If, as is claimed, the commission men sometimes own the cattle they sell, then the rules do not apply, for they relate to charges made for selling cattle upon commission and not at all to sales of cattle by their owners.

Definitions as to what constitutes interstate commerce are not easily given so that they shall clearly define the full meaning of the term. We know from the cases decided in this court that it is a term of very large significance. It comprehends, as it is said, intercourse for the purposes of trade in any and all its forms, including transportation, purchase, sale and exchange of commodities between the citizens of different States, and the power to regulate it embraces all the instruments by which such commerce may be conducted. Welton v. Missouri, 91 U. S. 275; Mobile County v. Kimball, 102 U. S. 691; Gloucester Ferry Company v. Pennsylvania, 114 U. S. 196; Hooper v. California, 155 U. S. 648, 653; United States v. E. C. Knight Company, 156 U. S. 1.

But in all the cases which have come to this court there is not one which has denied the distinction between a regulation which directly affects and embarrasses interstate trade or commerce, and one which is nothing more than a charge for a local facility provided for the transaction of such commerce. On the contrary, the cases already cited show the existence of the distinction and the validity of a charge for the use of the facility.

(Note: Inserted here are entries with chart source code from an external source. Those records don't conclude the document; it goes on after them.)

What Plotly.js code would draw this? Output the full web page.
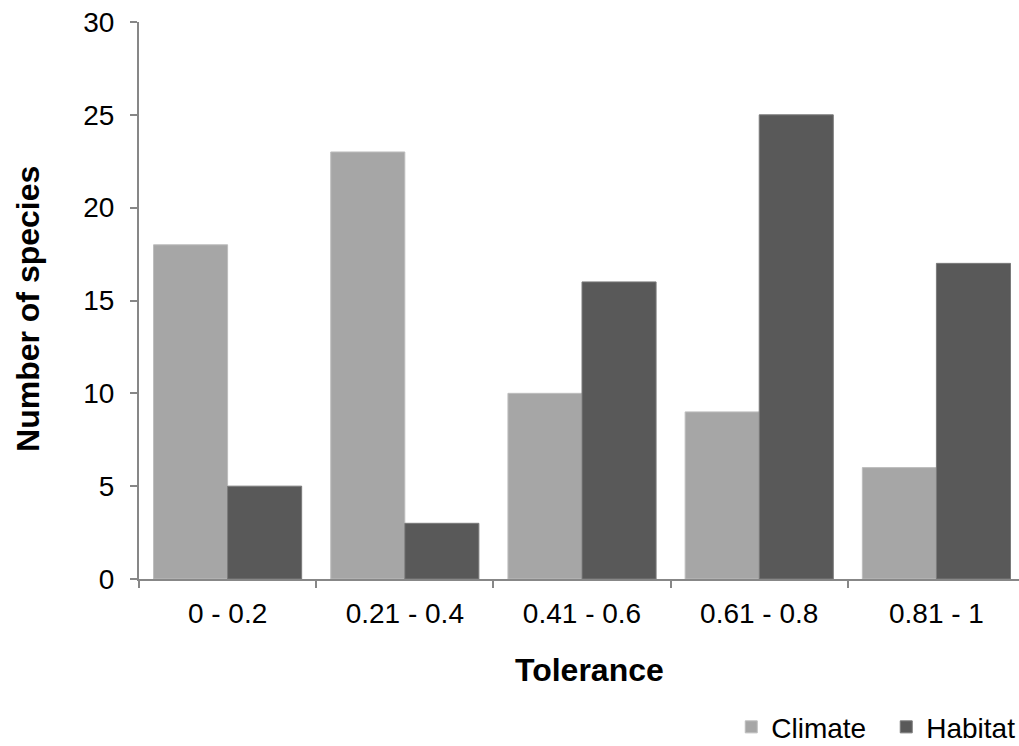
<!DOCTYPE html>
<html>
<head>
<meta charset="utf-8">
<script src="https://cdn.plot.ly/plotly-3.0.1.min.js"></script>
<style>
  html, body { margin: 0; padding: 0; background: #fff; }
  #chart { width: 1019px; height: 746px; }
</style>
</head>
<body>
<div id="chart"></div>
<script>
// Tolerance classes and species counts per class
const categories = ['0 - 0.2', '0.21 - 0.4', '0.41 - 0.6', '0.61 - 0.8', '0.81 - 1'];
const climate = [18, 23, 10, 9, 6];
const habitat = [5, 3, 16, 25, 17];

const axisColor = '#878787';
const font = { family: 'Liberation Sans, Arial, sans-serif', size: 28, color: '#000' };
const titleFont = { family: 'Liberation Sans, Arial, sans-serif', size: 32, color: '#000' };

const traces = [
  {
    type: 'bar', name: 'Climate', x: categories, y: climate,
    marker: { color: '#a6a6a6', line: { color: '#bdbdbd', width: 1 } }
  },
  {
    type: 'bar', name: 'Habitat', x: categories, y: habitat,
    marker: { color: '#595959', line: { color: '#7a7a7a', width: 1 } }
  }
];

const layout = {
  width: 1019, height: 746,
  margin: { l: 139, r: 0, t: 22, b: 167, pad: 0, autoexpand: false },
  paper_bgcolor: '#fff', plot_bgcolor: '#fff',
  font: font,
  barmode: 'group', bargap: 0.164, bargroupgap: 0,
  showlegend: true,
  legend: {
    orientation: 'h', x: 0.673, xanchor: 'left', y: -0.266, yanchor: 'middle',
    font: font, itemwidth: 30, traceorder: 'normal',
    entrywidth: 110, entrywidthmode: 'pixels'
  },
  xaxis: {
    type: 'category', range: [-0.5, 4.466], tickson: 'boundaries',
    automargin: false,
    showline: true, linecolor: axisColor, linewidth: 2,
    ticks: 'outside', ticklen: 7, tickwidth: 2, tickcolor: axisColor,
    showgrid: false, zeroline: false, ticklabelstandoff: 8,
    tickfont: font
  },
  yaxis: {
    range: [0, 30], dtick: 5, tick0: 0,
    automargin: false,
    showline: true, linecolor: axisColor, linewidth: 2,
    ticks: 'outside', ticklen: 7, tickwidth: 2, tickcolor: axisColor,
    showgrid: false, zeroline: false, ticklabelstandoff: 10,
    tickfont: font
  },
  // axis titles placed as paper-anchored annotations
  annotations: [
    {
      text: '<b>Tolerance</b>', font: titleFont, showarrow: false,
      xref: 'paper', yref: 'paper', x: 0.512, y: -0.163,
      xanchor: 'center', yanchor: 'middle'
    },
    {
      text: '<b>Number of species</b>', font: titleFont, showarrow: false,
      textangle: -90,
      xref: 'paper', yref: 'paper', x: -0.126, y: 0.485,
      xanchor: 'center', yanchor: 'middle'
    }
  ]
};

Plotly.newPlot('chart', traces, layout, { displayModeBar: false, staticPlot: true });
</script>
</body>
</html>
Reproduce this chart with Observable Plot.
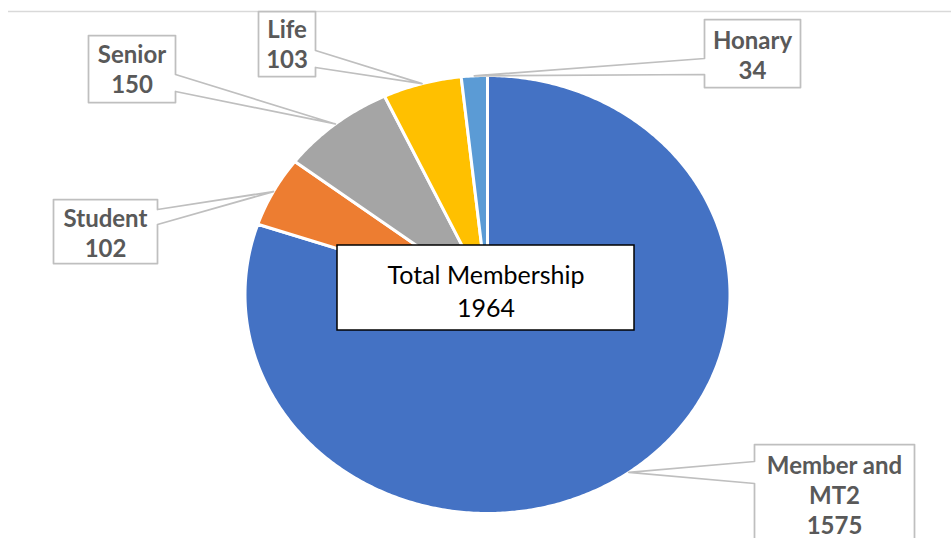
<!DOCTYPE html>
<html><head><meta charset="utf-8">
<script src="https://cdn.jsdelivr.net/npm/d3@7"></script>
<script src="https://cdn.jsdelivr.net/npm/@observablehq/plot@0.6"></script>
<style>html,body{margin:0;padding:0;background:#fff;overflow:hidden}</style>
</head><body><div id="chart"></div>
<script>
// ---- data ----
const categories = ["Member and MT2", "Student", "Senior", "Life", "Honary"];
const labelNames = ["Member and\nMT2", "Student", "Senior", "Life", "Honary"];
const values = [1575, 102, 150, 103, 34];
const colors = ["#4472C4", "#ED7D31", "#A5A5A5", "#FFC000", "#5B9BD5"];
const totalTitle = "Total Membership";
const total = d3.sum(values);

// ---- layout (pixels) ----
const W = 951, H = 538;
const cx = 487, cy = 294, rx = 242.5, ry = 219;
const X = p => (p - cx) / rx;      // pixel -> data units
const Y = p => (cy - p) / ry;
const callouts = [
  {box: [754, 444, 914, 600], side: "left",  attach: [461, 483], tx: 834, ty: 494},
  {box: [53, 199, 157, 263],  side: "right", attach: [209, 224], tx: 105, ty: 232},
  {box: [88, 35, 175, 102],   side: "right", attach: [74, 91],   tx: 131.5, ty: 68},
  {box: [258, 11, 315, 76],   side: "right", attach: [50, 67],   tx: 286.5, ty: 43},
  {box: [704, 19, 800, 87],   side: "left",  attach: [58, 74],   tx: 752, ty: 54}
];
const totalBox = [337, 245, 634, 330];

// ---- geometry from data ----
const arcs = d3.pie().sort(null).value(d => d)(values);
const slices = [];
arcs.forEach((a, i) => {
  const n = Math.max(4, Math.ceil((a.endAngle - a.startAngle) / 0.01));
  slices.push({cat: categories[i], x: 0, y: 0});
  for (let k = 0; k <= n; k++) {
    const t = a.startAngle + (a.endAngle - a.startAngle) * k / n;
    slices.push({cat: categories[i], x: Math.sin(t), y: Math.cos(t)});
  }
  slices.push({cat: categories[i], x: 0, y: 0});
});

const calloutPts = [];
arcs.forEach((a, i) => {
  const c = callouts[i];
  const mid = (a.startAngle + a.endAngle) / 2;
  const tip = {x: Math.sin(mid) * 1.0, y: Math.cos(mid) * 1.0};
  const [x1, y1, x2, y2] = c.box;
  let pts;
  if (c.side === "left") {
    pts = [[x1, y1], [x2, y1], [x2, y2], [x1, y2], [x1, c.attach[1]], null, [x1, c.attach[0]], [x1, y1]];
  } else {
    pts = [[x1, y1], [x2, y1], [x2, c.attach[0]], null, [x2, c.attach[1]], [x2, y2], [x1, y2], [x1, y1]];
  }
  pts.forEach(p => calloutPts.push(p ? {cat: categories[i], x: X(p[0]), y: Y(p[1])} : {cat: categories[i], ...tip}));
});

const labels = categories.map((c, i) => ({
  x: X(callouts[i].tx), y: Y(callouts[i].ty), text: `${labelNames[i]}\n${values[i]}`
}));

const font = "Lato, 'Open Sans', sans-serif";
const chart = Plot.plot({
  width: W, height: H,
  margin: 0,
  x: {domain: [-1, 1], range: [cx - rx, cx + rx], axis: null},
  y: {domain: [-1, 1], range: [cy + ry, cy - ry], axis: null},
  color: {domain: categories, range: colors},
  style: {fontFamily: font, background: "white"},
  marks: [
    Plot.ruleY([Y(11)], {x1: X(8), x2: X(W + 5), stroke: "#D9D9D9", strokeWidth: 1.5}),
    Plot.line(slices, {x: "x", y: "y", z: "cat", fill: "cat", stroke: "white", strokeWidth: 3, strokeLinejoin: "round", curve: "linear"}),
    Plot.line(calloutPts, {x: "x", y: "y", z: "cat", fill: "white", stroke: "#BFBFBF", strokeWidth: 1.75, curve: "linear"}),
    Plot.text(labels, {x: "x", y: "y", text: "text", fontSize: 24, fontWeight: "bold", fill: "#595959", lineHeight: 30 / 24, fontFamily: font}),
    Plot.rect([{}], {x1: X(totalBox[0]), x2: X(totalBox[2]), y1: Y(totalBox[1]), y2: Y(totalBox[3]), fill: "white", stroke: "black", strokeWidth: 1.5}),
    Plot.text([`${totalTitle}\n${total}`], {x: X((totalBox[0] + totalBox[2]) / 2), y: Y(289.5), text: d => d, fontSize: 25, fill: "black", lineHeight: 33 / 25, fontFamily: font})
  ]
});
document.getElementById("chart").appendChild(chart);
</script>
</body></html>
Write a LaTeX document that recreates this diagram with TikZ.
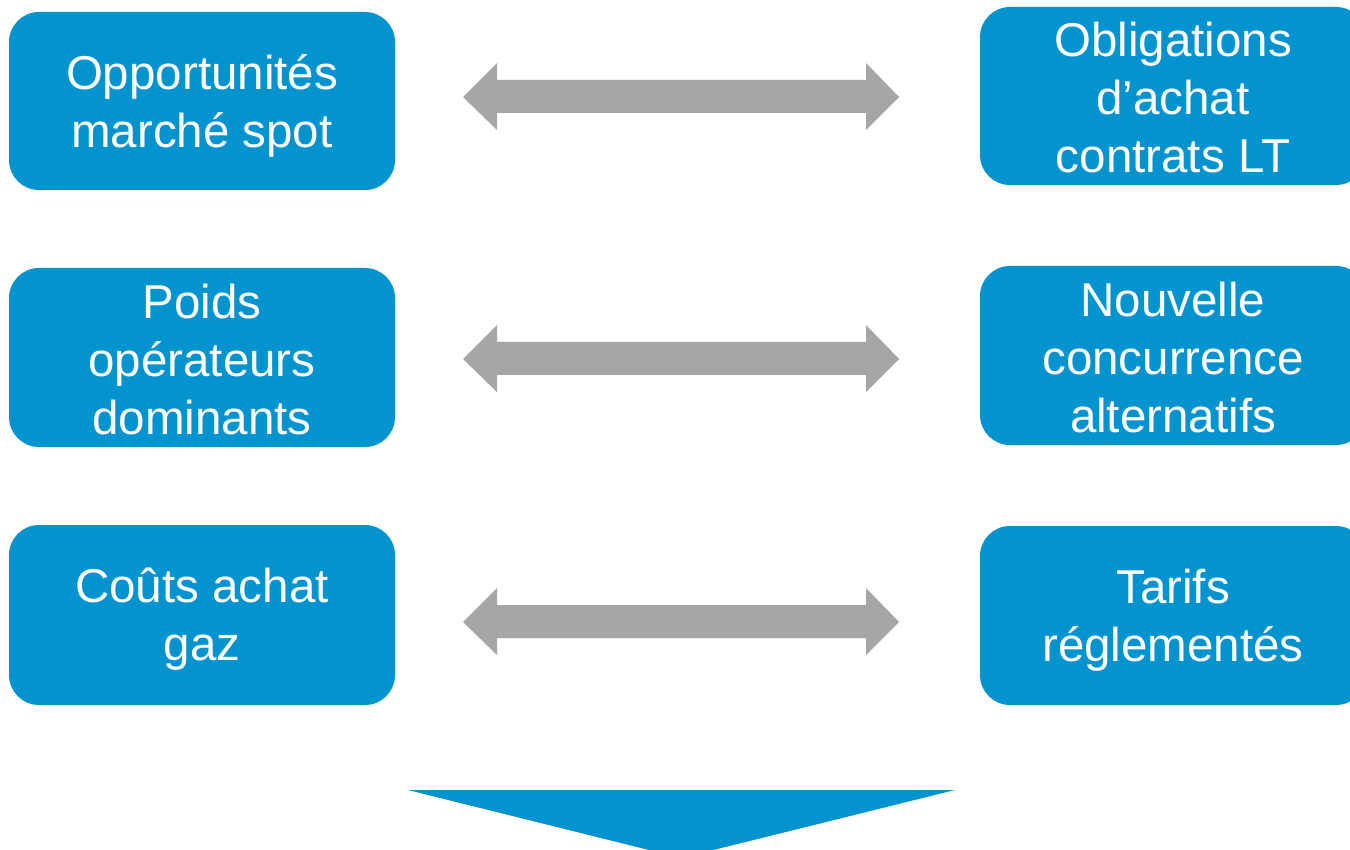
\documentclass[tikz,border=0pt]{standalone}
\usepackage{fontspec}
\setmainfont{Liberation Sans}
\definecolor{boxblue}{HTML}{0394D0}
\definecolor{arrgray}{HTML}{A6A6A6}
\begin{document}
\begin{tikzpicture}[x=1pt,y=-1pt,
  card/.style={fill=boxblue, draw=none, rounded corners=30pt, minimum width=386pt,
    inner sep=0pt},
  cardtext/.style={text=white, align=center, inner sep=0pt,
    font=\fontsize{47.5}{58}\selectfont},
  dblarrow/.style={fill=arrgray, draw=none},
  downarrow/.style={fill=boxblue, draw=none}]
\clip (0,0) rectangle (1350,850);
\fill[white] (0,0) rectangle (1350,850);
% left column
\node[card, minimum height=178pt] (L1) at (202,101) {};
\node[cardtext] (L1t) at ([yshift=-4.5pt]L1.center) {Opportunités\\marché spot};
\node[card, minimum height=179pt] (L2) at (202,357.5) {};
\node[cardtext] (L2t) at ([yshift=-2pt]L2.center) {Poids\\opérateurs\\dominants};
\node[card, minimum height=180pt] (L3) at (202,615) {};
\node[cardtext] (L3t) at ([yshift=-4.5pt]L3.center) {Coûts achat\\gaz};
% right column
\node[card, minimum height=178pt] (R1) at (1173,96) {};
\node[cardtext] (R1t) at ([yshift=-2pt]R1.center) {Obligations\\d’achat\\contrats LT};
\node[card, minimum height=179pt] (R2) at (1173,355.5) {};
\node[cardtext] (R2t) at ([yshift=-2pt]R2.center) {Nouvelle\\concurrence\\alternatifs};
\node[card, minimum height=179pt] (R3) at (1173,615.5) {};
\node[cardtext] (R3t) at ([yshift=-4.5pt]R3.center) {Tarifs\\réglementés};
% double arrows
\foreach \y in {97,359,622}{
  \fill[dblarrow] (463,\y) -- (497,\y-34) -- (497,\y-17) -- (866,\y-17) -- (866,\y-34)
    -- (899,\y) -- (866,\y+33) -- (866,\y+16) -- (497,\y+16) -- (497,\y+33) -- cycle;
}
% bottom arrow
\fill[downarrow] (408,790) -- (955,790) -- (681,858) -- cycle;
\end{tikzpicture}
\end{document}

The services of members of the different stock and produce exchanges throughout the country in effecting sales of the articles they deal in are of a similar nature. Members of the New York Stock Exchange buy and sell shares of stock of railroads and other corporations, and the property represented by such shares of stock is situated all over the country. Is a broker whose principal lives outside of New York State, and who sends him the shares of stock or the bonds of a corporation created and doing business in another State, for sale, engaged in interstate commerce? If he is employed to purchase stock or bonds in a like corporation under the same circumstances, is he then engaged in the business of interstate commerce? It may, perhaps, be answered that stocks or

Opinion of the Court.

bonds are not commodities, and that dealers therein are not engaged in commerce. Whether it is an answer to the question need not be considered, for we will take the case of the New York Produce Exchange. Is a member of that body to whom a cargo of grain is consigned from a western State to be sold engaged in interstate commerce when he performs the service of selling the article upon its arrival in New York and transmitting the proceeds of the sale less his commissions? Is a New Orleans cotton broker who is a member of the Cotton Exchange of that city, and who receives consignments of cotton from different States and sells them on 'change in New Orleans and accounts to his consignors for the proceeds of such sales less his commission, engaged in interstate commerce? Is the character of the business altered in either case by the fact that the broker has advanced moneys to the owner of the article and taken a mortgage thereon as his security? We understand we are in these queries assuming substantially the same facts as those which are contained in the case before us, and if these defendants are engaged in interstate commerce because of their services in the sale of cattle which may come from other States, then the same must be said in regard to the members of the other exchanges above referred to. We think it would be an entirely novel view of the situation if all the members of these different exchanges throughout the country were to be regarded as engaged in interstate commerce, because they sell things for their principals which come from States different from the one in which the exchange is situated and the sale made.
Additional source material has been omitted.